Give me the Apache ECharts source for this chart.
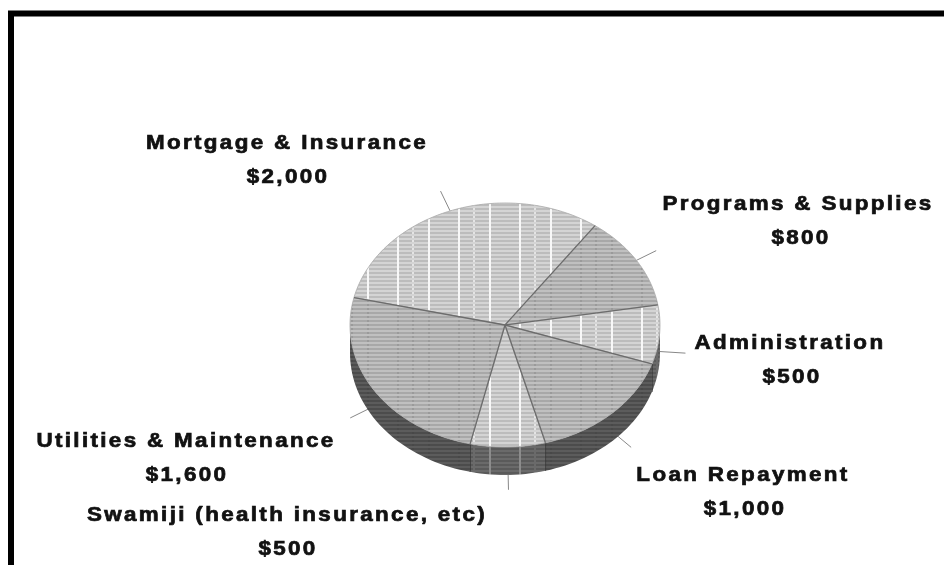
<!DOCTYPE html>
<html>
<head>
<meta charset="utf-8">
<style>
  html, body { margin: 0; background: #fff; }
  #chart { width: 944px; height: 565px; overflow: hidden; filter: blur(0.6px); }
  #chart text { letter-spacing: 2.1px; }
</style>
<script src="https://cdn.jsdelivr.net/npm/echarts@6/dist/echarts.min.js"></script>
</head>
<body>
<div id="chart"></div>
<script>
// slices, clockwise from the mortgage/utilities edge
const categories = ["Mortgage & Insurance", "Programs & Supplies", "Administration", "Loan Repayment", "Swamiji (health insurance, etc)", "Utilities & Maintenance"];
const amounts = [2000, 800, 500, 1000, 500, 1600];
const amountLabels = ["$2,000", "$800", "$500", "$1,000", "$500", "$1,600"];

// layout: name x, name y, amount x, amount y
const labelSpots = [[287, 142, 288, 176], [798, 203, 801, 237], [790, 342, 792, 376], [743, 474, 745, 508], [287, 514, 288, 548], [186, 440, 187, 474]];
const hatchKinds = ["light", "dark", "light", "dark", "light", "dark"];
const cx = 505, cy = 325, rx = 155, ry = 122, depth = 28;
const startAngle = -77;

function tile(bg, stripe, solid, dotted) {
  const c = document.createElement("canvas");
  c.width = 61;
  c.height = 4;
  const g = c.getContext("2d");
  g.fillStyle = bg;
  g.fillRect(0, 0, 61, 4);
  g.fillStyle = stripe;
  g.fillRect(0, 2, 61, 2);
  if (solid) {
    g.fillStyle = solid;
    g.fillRect(1, 0, 2, 4);
    g.fillRect(31, 0, 2, 4);
  }
  g.fillStyle = dotted;
  g.fillRect(46, 0, 2, 2);
  if (!solid) {
    g.fillRect(1, 0, 2, 2);
    g.fillRect(31, 0, 2, 2);
  }
  return c;
}

const fills = {
  light: { image: tile("#bcbcbc", "#d4d4d4", "#f8f8f8", "#e4e4e4"), repeat: "repeat" },
  dark: { image: tile("#a8a8a8", "#c0c0c0", null, "#9a9a9a"), repeat: "repeat" },
  wallLight: { image: tile("#5a5a5a", "#6a6a6a", "#8c8c8c", "#6a6a6a"), repeat: "repeat" },
  wallDark: { image: tile("#4c4c4c", "#5c5c5c", null, "#484848"), repeat: "repeat" }
};

const total = amounts.reduce((a, b) => a + b, 0);
let run = startAngle;
const spans = amounts.map(v => {
  const from = run;
  run += v / total * 360;
  return [from, run];
});

function rim(deg, drop) {
  const r = deg * Math.PI / 180;
  return [cx + rx * Math.sin(r), cy - ry * Math.cos(r) + (drop || 0)];
}

function arc(from, to, drop) {
  const pts = [];
  const n = Math.max(2, Math.ceil(Math.abs(to - from) / 2));
  for (let i = 0; i <= n; i++) pts.push(rim(from + (to - from) * i / n, drop));
  return pts;
}

function renderWall(params) {
  const s = spans[params.dataIndex];
  const a = Math.max(s[0], 90), b = Math.min(s[1], 270);
  if (b <= a) return { type: "group", children: [] };
  const kind = hatchKinds[params.dataIndex];
  const children = [{
    type: "polygon",
    shape: { points: arc(a, b, 0).concat(arc(b, a, depth)) },
    style: { fill: kind === "light" ? fills.wallLight : fills.wallDark }
  }];
  // edge between two wall panels
  if (s[1] < 270) {
    const p = rim(s[1], 0);
    children.push({
      type: "line",
      shape: { x1: p[0], y1: p[1], x2: p[0], y2: p[1] + depth },
      style: { stroke: "#2a2a2a", lineWidth: 1.2 }
    });
  }
  return { type: "group", children: children };
}

function renderTop(params) {
  const s = spans[params.dataIndex];
  return {
    type: "polygon",
    shape: { points: [[cx, cy]].concat(arc(s[0], s[1], 0)) },
    style: { fill: fills[hatchKinds[params.dataIndex]], stroke: "#a8a8a8", lineWidth: 0.8 }
  };
}

function renderEdge(params) {
  const p = rim(spans[params.dataIndex][0], 0);
  return {
    type: "line",
    shape: { x1: cx, y1: cy, x2: p[0], y2: p[1] },
    style: { stroke: "#6c6c6c", lineWidth: 1.3 }
  };
}

function renderLeader(params) {
  const s = spans[params.dataIndex];
  const mid = (s[0] + s[1]) / 2;
  const front = Math.cos(mid * Math.PI / 180) < 0.1;
  const p = rim(mid, front ? depth * 0.6 : 0);
  const q = rim(mid, 0);
  const dx = q[0] - cx, dy = q[1] - cy, len = Math.hypot(dx, dy);
  const out = front ? 26 : 22;
  return {
    type: "line",
    shape: { x1: p[0], y1: p[1], x2: p[0] + dx / len * out, y2: p[1] + dy / len * out },
    style: { stroke: "#888888", lineWidth: 1 }
  };
}

function renderLabel(params) {
  const i = params.dataIndex;
  const spot = labelSpots[i];
  const line = (text, x, y) => ({
    type: "text",
    x: x,
    y: y,
    scaleX: 1.12,
    style: {
      text: text,
      fill: "#111111",
      stroke: "#111111",
      lineWidth: 0.7,
      font: 'bold 20px "Liberation Sans", Arial, sans-serif',
      align: "center",
      verticalAlign: "middle"
    }
  });
  return { type: "group", children: [line(categories[i], spot[0], spot[1]), line(amountLabels[i], spot[2], spot[3])] };
}

const chart = echarts.init(document.getElementById("chart"), null, { renderer: "svg" });
chart.setOption({
  animation: false,
  backgroundColor: "#ffffff",
  graphic: [{
    type: "rect",
    z: 0,
    shape: { x: 11, y: 13.5, width: 1000, height: 700 },
    style: { fill: "none", stroke: "#000000", lineWidth: 6 }
  }],
  series: [
    { type: "custom", coordinateSystem: "none", silent: true, z: 2, data: amounts, renderItem: renderLeader },
    { type: "custom", coordinateSystem: "none", silent: true, z: 3, data: amounts, renderItem: renderWall },
    { type: "custom", coordinateSystem: "none", silent: true, z: 4, data: amounts, renderItem: renderTop },
    { type: "custom", coordinateSystem: "none", silent: true, z: 5, data: amounts, renderItem: renderEdge },
    { type: "custom", coordinateSystem: "none", silent: true, z: 6, data: amounts, renderItem: renderLabel }
  ]
});
</script>
</body>
</html>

# What you should do
Your task is to return the lines above, from the first one up to and including the line containing "const startAngle = -77;", minus any pictures.

# Result
Give me the Apache ECharts source for this chart.
<!DOCTYPE html>
<html>
<head>
<meta charset="utf-8">
<style>
  html, body { margin: 0; background: #fff; }
  #chart { width: 944px; height: 565px; overflow: hidden; filter: blur(0.6px); }
  #chart text { letter-spacing: 2.1px; }
</style>
<script src="https://cdn.jsdelivr.net/npm/echarts@6/dist/echarts.min.js"></script>
</head>
<body>
<div id="chart"></div>
<script>
// slices, clockwise from the mortgage/utilities edge
const categories = ["Mortgage & Insurance", "Programs & Supplies", "Administration", "Loan Repayment", "Swamiji (health insurance, etc)", "Utilities & Maintenance"];
const amounts = [2000, 800, 500, 1000, 500, 1600];
const amountLabels = ["$2,000", "$800", "$500", "$1,000", "$500", "$1,600"];

// layout: name x, name y, amount x, amount y
const labelSpots = [[287, 142, 288, 176], [798, 203, 801, 237], [790, 342, 792, 376], [743, 474, 745, 508], [287, 514, 288, 548], [186, 440, 187, 474]];
const hatchKinds = ["light", "dark", "light", "dark", "light", "dark"];
const cx = 505, cy = 325, rx = 155, ry = 122, depth = 28;
const startAngle = -77;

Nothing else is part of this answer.